↓↓↓
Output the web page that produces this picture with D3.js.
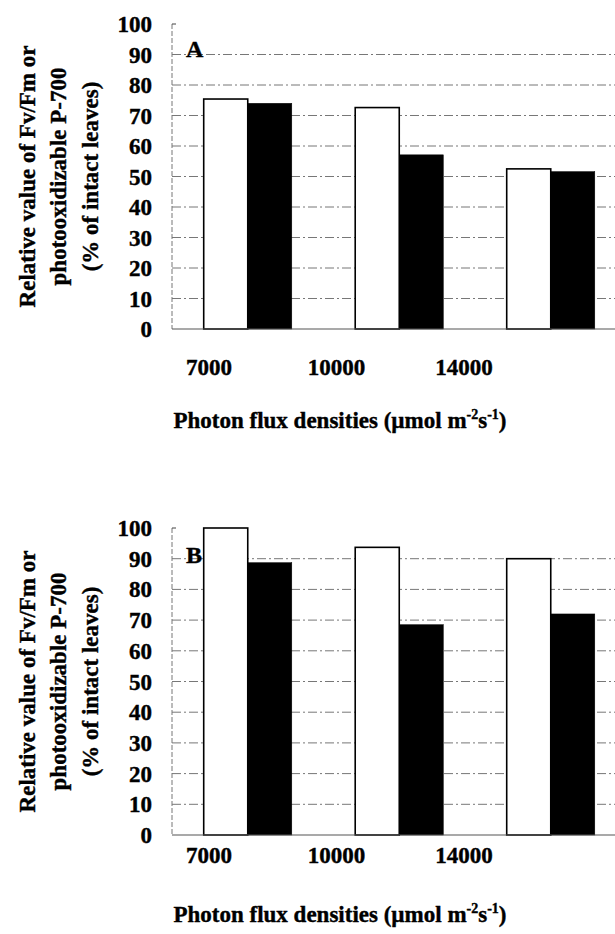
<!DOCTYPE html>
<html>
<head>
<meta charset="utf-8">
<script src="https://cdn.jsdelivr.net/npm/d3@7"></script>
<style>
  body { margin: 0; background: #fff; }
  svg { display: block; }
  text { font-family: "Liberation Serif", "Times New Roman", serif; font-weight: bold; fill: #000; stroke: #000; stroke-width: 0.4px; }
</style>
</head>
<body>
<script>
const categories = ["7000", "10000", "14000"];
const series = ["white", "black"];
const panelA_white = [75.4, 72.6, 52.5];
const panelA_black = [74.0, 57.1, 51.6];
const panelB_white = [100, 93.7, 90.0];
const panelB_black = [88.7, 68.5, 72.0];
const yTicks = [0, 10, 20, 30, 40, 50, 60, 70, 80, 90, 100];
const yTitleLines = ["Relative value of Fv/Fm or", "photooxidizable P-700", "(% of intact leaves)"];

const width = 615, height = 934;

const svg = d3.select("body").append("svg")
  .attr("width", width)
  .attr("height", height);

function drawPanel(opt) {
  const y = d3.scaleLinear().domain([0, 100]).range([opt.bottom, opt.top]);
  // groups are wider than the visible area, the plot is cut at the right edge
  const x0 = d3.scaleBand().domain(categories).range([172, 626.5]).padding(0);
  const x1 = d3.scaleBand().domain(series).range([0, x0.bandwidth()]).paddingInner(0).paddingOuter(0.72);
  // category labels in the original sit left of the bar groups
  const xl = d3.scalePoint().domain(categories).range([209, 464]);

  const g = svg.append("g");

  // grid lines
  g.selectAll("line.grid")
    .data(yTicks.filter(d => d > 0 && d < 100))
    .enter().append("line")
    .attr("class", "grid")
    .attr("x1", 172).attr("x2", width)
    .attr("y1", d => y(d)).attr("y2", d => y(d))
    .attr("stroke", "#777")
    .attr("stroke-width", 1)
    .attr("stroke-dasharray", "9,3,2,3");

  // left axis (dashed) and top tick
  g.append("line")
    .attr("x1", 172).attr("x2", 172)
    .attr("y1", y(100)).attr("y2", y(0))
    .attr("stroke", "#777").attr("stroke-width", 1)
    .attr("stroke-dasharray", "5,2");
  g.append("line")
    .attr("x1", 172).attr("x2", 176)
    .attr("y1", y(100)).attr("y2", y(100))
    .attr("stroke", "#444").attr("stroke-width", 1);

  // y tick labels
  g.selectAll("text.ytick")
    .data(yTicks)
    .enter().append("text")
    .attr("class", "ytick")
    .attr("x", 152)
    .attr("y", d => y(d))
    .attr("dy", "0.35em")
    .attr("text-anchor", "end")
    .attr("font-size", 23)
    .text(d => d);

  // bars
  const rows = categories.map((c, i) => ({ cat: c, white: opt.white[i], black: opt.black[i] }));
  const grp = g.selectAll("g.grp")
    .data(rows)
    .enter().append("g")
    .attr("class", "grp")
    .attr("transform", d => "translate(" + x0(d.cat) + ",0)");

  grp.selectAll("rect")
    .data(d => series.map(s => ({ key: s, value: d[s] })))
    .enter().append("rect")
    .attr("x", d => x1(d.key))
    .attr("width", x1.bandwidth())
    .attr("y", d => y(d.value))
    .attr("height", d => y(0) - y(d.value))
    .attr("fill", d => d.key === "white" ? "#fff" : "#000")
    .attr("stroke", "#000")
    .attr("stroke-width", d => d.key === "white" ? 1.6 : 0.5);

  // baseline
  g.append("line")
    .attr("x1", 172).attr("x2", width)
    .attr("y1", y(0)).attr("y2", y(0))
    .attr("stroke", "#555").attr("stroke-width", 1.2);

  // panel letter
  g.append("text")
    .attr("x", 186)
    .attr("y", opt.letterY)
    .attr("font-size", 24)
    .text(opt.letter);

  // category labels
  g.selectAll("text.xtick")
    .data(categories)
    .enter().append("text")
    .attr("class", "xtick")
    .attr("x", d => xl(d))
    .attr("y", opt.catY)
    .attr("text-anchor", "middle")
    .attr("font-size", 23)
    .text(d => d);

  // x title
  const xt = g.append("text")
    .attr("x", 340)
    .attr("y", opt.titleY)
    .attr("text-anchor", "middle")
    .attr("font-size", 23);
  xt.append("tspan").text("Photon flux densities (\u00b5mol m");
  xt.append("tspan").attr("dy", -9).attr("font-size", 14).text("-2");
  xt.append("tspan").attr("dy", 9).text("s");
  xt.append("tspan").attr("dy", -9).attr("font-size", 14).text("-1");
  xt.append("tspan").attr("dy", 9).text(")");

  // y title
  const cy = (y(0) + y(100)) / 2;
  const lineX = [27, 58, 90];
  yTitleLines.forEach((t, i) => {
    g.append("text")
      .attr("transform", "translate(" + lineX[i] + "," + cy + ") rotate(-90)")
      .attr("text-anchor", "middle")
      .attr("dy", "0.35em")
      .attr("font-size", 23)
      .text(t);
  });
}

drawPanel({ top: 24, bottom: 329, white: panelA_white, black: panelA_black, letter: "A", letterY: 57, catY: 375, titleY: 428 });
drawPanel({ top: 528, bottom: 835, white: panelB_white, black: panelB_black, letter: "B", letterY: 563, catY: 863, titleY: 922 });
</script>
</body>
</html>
↑↑↑
### [Written task]
Repeat the material above verbatim. Leave the pictures behind.

### [Exercise answer]
Output the web page that produces this picture with D3.js.
<!DOCTYPE html>
<html>
<head>
<meta charset="utf-8">
<script src="https://cdn.jsdelivr.net/npm/d3@7"></script>
<style>
  body { margin: 0; background: #fff; }
  svg { display: block; }
  text { font-family: "Liberation Serif", "Times New Roman", serif; font-weight: bold; fill: #000; stroke: #000; stroke-width: 0.4px; }
</style>
</head>
<body>
<script>
const categories = ["7000", "10000", "14000"];
const series = ["white", "black"];
const panelA_white = [75.4, 72.6, 52.5];
const panelA_black = [74.0, 57.1, 51.6];
const panelB_white = [100, 93.7, 90.0];
const panelB_black = [88.7, 68.5, 72.0];
const yTicks = [0, 10, 20, 30, 40, 50, 60, 70, 80, 90, 100];
const yTitleLines = ["Relative value of Fv/Fm or", "photooxidizable P-700", "(% of intact leaves)"];

const width = 615, height = 934;

const svg = d3.select("body").append("svg")
  .attr("width", width)
  .attr("height", height);

function drawPanel(opt) {
  const y = d3.scaleLinear().domain([0, 100]).range([opt.bottom, opt.top]);
  // groups are wider than the visible area, the plot is cut at the right edge
  const x0 = d3.scaleBand().domain(categories).range([172, 626.5]).padding(0);
  const x1 = d3.scaleBand().domain(series).range([0, x0.bandwidth()]).paddingInner(0).paddingOuter(0.72);
  // category labels in the original sit left of the bar groups
  const xl = d3.scalePoint().domain(categories).range([209, 464]);

  const g = svg.append("g");

  // grid lines
  g.selectAll("line.grid")
    .data(yTicks.filter(d => d > 0 && d < 100))
    .enter().append("line")
    .attr("class", "grid")
    .attr("x1", 172).attr("x2", width)
    .attr("y1", d => y(d)).attr("y2", d => y(d))
    .attr("stroke", "#777")
    .attr("stroke-width", 1)
    .attr("stroke-dasharray", "9,3,2,3");

  // left axis (dashed) and top tick
  g.append("line")
    .attr("x1", 172).attr("x2", 172)
    .attr("y1", y(100)).attr("y2", y(0))
    .attr("stroke", "#777").attr("stroke-width", 1)
    .attr("stroke-dasharray", "5,2");
  g.append("line")
    .attr("x1", 172).attr("x2", 176)
    .attr("y1", y(100)).attr("y2", y(100))
    .attr("stroke", "#444").attr("stroke-width", 1);

  // y tick labels
  g.selectAll("text.ytick")
    .data(yTicks)
    .enter().append("text")
    .attr("class", "ytick")
    .attr("x", 152)
    .attr("y", d => y(d))
    .attr("dy", "0.35em")
    .attr("text-anchor", "end")
    .attr("font-size", 23)
    .text(d => d);

  // bars
  const rows = categories.map((c, i) => ({ cat: c, white: opt.white[i], black: opt.black[i] }));
  const grp = g.selectAll("g.grp")
    .data(rows)
    .enter().append("g")
    .attr("class", "grp")
    .attr("transform", d => "translate(" + x0(d.cat) + ",0)");

  grp.selectAll("rect")
    .data(d => series.map(s => ({ key: s, value: d[s] })))
    .enter().append("rect")
    .attr("x", d => x1(d.key))
    .attr("width", x1.bandwidth())
    .attr("y", d => y(d.value))
    .attr("height", d => y(0) - y(d.value))
    .attr("fill", d => d.key === "white" ? "#fff" : "#000")
    .attr("stroke", "#000")
    .attr("stroke-width", d => d.key === "white" ? 1.6 : 0.5);

  // baseline
  g.append("line")
    .attr("x1", 172).attr("x2", width)
    .attr("y1", y(0)).attr("y2", y(0))
    .attr("stroke", "#555").attr("stroke-width", 1.2);

  // panel letter
  g.append("text")
    .attr("x", 186)
    .attr("y", opt.letterY)
    .attr("font-size", 24)
    .text(opt.letter);

  // category labels
  g.selectAll("text.xtick")
    .data(categories)
    .enter().append("text")
    .attr("class", "xtick")
    .attr("x", d => xl(d))
    .attr("y", opt.catY)
    .attr("text-anchor", "middle")
    .attr("font-size", 23)
    .text(d => d);

  // x title
  const xt = g.append("text")
    .attr("x", 340)
    .attr("y", opt.titleY)
    .attr("text-anchor", "middle")
    .attr("font-size", 23);
  xt.append("tspan").text("Photon flux densities (\u00b5mol m");
  xt.append("tspan").attr("dy", -9).attr("font-size", 14).text("-2");
  xt.append("tspan").attr("dy", 9).text("s");
  xt.append("tspan").attr("dy", -9).attr("font-size", 14).text("-1");
  xt.append("tspan").attr("dy", 9).text(")");

  // y title
  const cy = (y(0) + y(100)) / 2;
  const lineX = [27, 58, 90];
  yTitleLines.forEach((t, i) => {
    g.append("text")
      .attr("transform", "translate(" + lineX[i] + "," + cy + ") rotate(-90)")
      .attr("text-anchor", "middle")
      .attr("dy", "0.35em")
      .attr("font-size", 23)
      .text(t);
  });
}

drawPanel({ top: 24, bottom: 329, white: panelA_white, black: panelA_black, letter: "A", letterY: 57, catY: 375, titleY: 428 });
drawPanel({ top: 528, bottom: 835, white: panelB_white, black: panelB_black, letter: "B", letterY: 563, catY: 863, titleY: 922 });
</script>
</body>
</html>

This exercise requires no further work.